Entries with chart source code:
— Start —

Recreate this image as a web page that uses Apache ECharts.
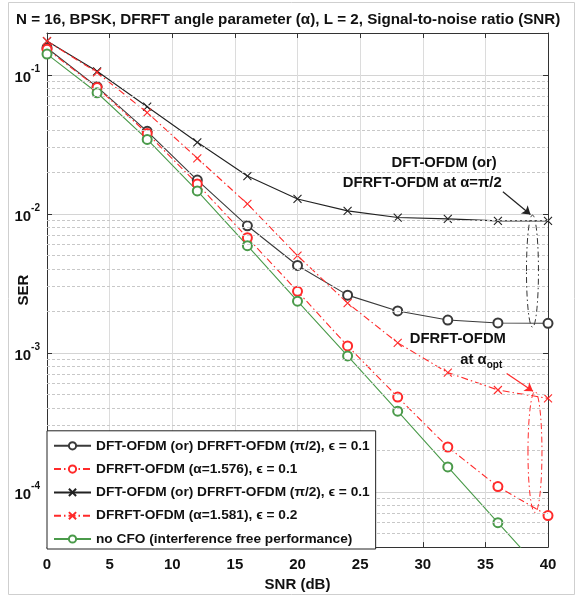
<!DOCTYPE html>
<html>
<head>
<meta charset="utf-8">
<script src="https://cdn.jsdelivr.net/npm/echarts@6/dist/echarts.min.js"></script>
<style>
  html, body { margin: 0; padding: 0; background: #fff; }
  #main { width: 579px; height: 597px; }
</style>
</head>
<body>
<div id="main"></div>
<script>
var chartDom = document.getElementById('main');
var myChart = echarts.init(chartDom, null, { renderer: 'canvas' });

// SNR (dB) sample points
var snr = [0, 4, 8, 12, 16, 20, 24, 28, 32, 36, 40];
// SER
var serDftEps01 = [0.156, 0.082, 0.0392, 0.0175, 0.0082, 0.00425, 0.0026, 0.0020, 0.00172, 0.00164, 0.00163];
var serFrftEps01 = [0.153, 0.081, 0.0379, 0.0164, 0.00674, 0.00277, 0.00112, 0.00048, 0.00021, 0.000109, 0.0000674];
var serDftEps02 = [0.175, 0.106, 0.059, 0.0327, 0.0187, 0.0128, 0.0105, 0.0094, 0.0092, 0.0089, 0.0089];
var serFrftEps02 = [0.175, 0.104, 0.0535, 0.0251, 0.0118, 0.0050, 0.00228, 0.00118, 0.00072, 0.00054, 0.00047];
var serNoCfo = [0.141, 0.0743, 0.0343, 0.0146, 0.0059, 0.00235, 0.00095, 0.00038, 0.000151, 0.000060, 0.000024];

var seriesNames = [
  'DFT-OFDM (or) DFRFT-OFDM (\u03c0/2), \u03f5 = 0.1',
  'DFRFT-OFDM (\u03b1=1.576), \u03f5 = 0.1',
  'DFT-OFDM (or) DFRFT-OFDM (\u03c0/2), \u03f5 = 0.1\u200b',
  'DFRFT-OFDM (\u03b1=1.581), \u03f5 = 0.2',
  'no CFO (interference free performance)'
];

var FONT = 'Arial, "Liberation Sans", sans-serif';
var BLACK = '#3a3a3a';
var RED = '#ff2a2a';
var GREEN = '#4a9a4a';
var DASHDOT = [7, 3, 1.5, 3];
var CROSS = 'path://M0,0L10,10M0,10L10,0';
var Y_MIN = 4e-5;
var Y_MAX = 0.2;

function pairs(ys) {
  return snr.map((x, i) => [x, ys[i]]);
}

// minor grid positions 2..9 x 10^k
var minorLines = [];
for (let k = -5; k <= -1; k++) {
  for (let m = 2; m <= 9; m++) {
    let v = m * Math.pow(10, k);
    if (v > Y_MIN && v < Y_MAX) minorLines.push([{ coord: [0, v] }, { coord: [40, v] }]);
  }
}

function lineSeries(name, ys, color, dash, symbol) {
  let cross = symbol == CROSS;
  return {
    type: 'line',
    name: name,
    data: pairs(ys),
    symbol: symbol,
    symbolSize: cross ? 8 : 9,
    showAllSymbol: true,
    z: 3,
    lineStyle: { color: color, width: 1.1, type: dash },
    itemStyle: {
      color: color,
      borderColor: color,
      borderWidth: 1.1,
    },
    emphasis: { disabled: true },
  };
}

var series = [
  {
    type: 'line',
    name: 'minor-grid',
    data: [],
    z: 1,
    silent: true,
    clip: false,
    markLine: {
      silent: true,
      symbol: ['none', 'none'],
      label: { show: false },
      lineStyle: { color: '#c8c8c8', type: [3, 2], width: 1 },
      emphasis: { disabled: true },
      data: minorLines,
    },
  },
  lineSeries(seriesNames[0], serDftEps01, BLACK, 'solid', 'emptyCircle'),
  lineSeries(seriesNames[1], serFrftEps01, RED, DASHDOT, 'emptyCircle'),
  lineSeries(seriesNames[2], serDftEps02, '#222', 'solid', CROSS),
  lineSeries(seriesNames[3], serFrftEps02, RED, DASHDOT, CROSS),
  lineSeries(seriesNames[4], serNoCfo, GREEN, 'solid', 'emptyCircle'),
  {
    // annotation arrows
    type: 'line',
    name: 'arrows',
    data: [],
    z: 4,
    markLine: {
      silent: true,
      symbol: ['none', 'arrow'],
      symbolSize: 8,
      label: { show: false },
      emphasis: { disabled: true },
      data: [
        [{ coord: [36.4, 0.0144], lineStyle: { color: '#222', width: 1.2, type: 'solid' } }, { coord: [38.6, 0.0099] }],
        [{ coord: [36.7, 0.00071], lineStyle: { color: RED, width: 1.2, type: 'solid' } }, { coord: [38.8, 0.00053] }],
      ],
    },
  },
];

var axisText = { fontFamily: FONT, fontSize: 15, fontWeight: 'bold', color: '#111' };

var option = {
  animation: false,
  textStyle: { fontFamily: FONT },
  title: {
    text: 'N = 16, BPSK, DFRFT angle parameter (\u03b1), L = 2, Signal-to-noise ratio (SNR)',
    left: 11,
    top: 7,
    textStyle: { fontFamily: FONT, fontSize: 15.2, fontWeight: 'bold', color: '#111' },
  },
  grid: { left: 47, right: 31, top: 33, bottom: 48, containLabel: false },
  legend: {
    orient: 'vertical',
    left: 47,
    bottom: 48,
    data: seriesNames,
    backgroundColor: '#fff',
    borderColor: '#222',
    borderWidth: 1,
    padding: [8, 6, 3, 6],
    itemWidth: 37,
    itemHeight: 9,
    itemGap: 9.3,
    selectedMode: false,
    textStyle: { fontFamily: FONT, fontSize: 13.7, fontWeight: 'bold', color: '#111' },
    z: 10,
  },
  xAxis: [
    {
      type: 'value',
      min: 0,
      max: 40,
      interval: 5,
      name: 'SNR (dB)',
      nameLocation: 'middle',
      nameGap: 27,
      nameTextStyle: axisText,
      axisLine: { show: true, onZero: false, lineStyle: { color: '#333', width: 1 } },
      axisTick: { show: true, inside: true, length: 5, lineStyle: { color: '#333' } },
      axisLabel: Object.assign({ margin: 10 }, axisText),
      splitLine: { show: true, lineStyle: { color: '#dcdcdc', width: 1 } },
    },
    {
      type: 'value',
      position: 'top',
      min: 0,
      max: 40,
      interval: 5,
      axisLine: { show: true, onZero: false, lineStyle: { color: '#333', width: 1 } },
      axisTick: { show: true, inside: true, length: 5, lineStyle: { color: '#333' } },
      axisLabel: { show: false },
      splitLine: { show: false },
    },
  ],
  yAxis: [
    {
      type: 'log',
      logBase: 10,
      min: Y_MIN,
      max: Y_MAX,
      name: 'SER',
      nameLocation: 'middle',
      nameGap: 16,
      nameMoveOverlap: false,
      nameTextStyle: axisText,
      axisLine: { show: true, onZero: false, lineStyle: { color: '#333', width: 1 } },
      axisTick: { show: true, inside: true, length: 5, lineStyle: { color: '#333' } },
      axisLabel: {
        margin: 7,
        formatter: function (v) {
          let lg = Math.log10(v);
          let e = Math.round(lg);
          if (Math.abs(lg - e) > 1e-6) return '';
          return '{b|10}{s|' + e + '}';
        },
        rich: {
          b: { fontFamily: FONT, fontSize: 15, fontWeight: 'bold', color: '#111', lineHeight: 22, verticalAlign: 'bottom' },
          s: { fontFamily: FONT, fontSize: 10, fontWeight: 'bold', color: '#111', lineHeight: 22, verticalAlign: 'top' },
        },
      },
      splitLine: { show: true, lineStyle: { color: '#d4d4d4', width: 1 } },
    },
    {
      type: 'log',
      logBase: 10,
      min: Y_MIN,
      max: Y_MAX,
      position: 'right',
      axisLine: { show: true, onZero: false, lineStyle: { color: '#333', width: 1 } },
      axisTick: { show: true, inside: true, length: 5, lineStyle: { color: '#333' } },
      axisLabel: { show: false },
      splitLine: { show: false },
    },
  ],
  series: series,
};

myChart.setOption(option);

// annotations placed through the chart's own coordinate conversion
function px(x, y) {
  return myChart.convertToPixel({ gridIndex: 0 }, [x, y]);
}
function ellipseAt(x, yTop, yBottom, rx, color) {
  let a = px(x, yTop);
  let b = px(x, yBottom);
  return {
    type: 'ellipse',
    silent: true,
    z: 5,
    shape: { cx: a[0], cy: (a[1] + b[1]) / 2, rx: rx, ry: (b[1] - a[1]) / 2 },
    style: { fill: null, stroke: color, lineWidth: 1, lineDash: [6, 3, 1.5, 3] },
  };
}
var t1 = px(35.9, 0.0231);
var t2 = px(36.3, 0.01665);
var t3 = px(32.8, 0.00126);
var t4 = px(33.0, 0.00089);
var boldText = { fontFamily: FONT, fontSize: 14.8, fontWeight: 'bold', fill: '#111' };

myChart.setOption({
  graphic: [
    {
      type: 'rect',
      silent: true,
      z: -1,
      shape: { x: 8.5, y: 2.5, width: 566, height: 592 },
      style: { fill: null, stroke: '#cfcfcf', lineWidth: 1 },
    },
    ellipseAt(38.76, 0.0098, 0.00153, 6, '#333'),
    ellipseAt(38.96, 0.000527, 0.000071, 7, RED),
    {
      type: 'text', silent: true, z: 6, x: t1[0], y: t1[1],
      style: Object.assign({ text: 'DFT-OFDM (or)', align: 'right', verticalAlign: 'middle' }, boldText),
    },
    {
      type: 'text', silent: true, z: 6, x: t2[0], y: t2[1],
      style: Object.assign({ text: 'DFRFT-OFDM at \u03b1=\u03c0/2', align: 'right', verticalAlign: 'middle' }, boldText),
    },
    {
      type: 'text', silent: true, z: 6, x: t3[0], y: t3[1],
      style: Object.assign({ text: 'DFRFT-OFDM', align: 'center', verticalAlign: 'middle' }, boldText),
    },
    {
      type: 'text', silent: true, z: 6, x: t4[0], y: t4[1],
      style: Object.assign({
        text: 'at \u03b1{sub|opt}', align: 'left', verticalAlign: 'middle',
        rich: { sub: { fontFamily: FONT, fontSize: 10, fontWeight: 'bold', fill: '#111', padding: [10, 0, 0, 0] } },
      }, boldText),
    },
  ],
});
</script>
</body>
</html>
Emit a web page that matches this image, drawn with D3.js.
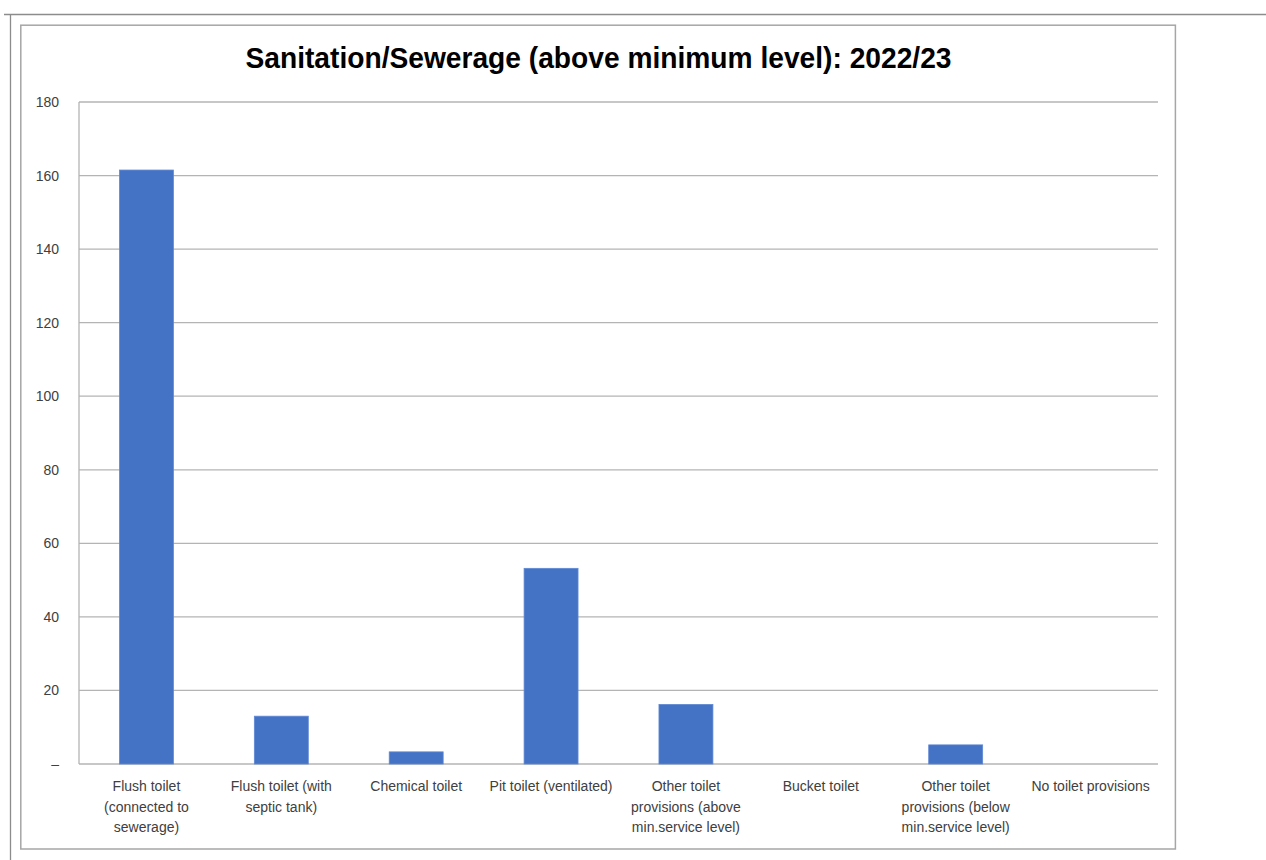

— End —

Exercise => Begin at the first line of the records and please reproduce every line exactly through the one containing "0.000151, 0.000060, 0.000024];", leaving all pictures out.

Solved problem =>
Recreate this image as a web page that uses Apache ECharts.
<!DOCTYPE html>
<html>
<head>
<meta charset="utf-8">
<script src="https://cdn.jsdelivr.net/npm/echarts@6/dist/echarts.min.js"></script>
<style>
  html, body { margin: 0; padding: 0; background: #fff; }
  #main { width: 579px; height: 597px; }
</style>
</head>
<body>
<div id="main"></div>
<script>
var chartDom = document.getElementById('main');
var myChart = echarts.init(chartDom, null, { renderer: 'canvas' });

// SNR (dB) sample points
var snr = [0, 4, 8, 12, 16, 20, 24, 28, 32, 36, 40];
// SER
var serDftEps01 = [0.156, 0.082, 0.0392, 0.0175, 0.0082, 0.00425, 0.0026, 0.0020, 0.00172, 0.00164, 0.00163];
var serFrftEps01 = [0.153, 0.081, 0.0379, 0.0164, 0.00674, 0.00277, 0.00112, 0.00048, 0.00021, 0.000109, 0.0000674];
var serDftEps02 = [0.175, 0.106, 0.059, 0.0327, 0.0187, 0.0128, 0.0105, 0.0094, 0.0092, 0.0089, 0.0089];
var serFrftEps02 = [0.175, 0.104, 0.0535, 0.0251, 0.0118, 0.0050, 0.00228, 0.00118, 0.00072, 0.00054, 0.00047];
var serNoCfo = [0.141, 0.0743, 0.0343, 0.0146, 0.0059, 0.00235, 0.00095, 0.00038, 0.000151, 0.000060, 0.000024];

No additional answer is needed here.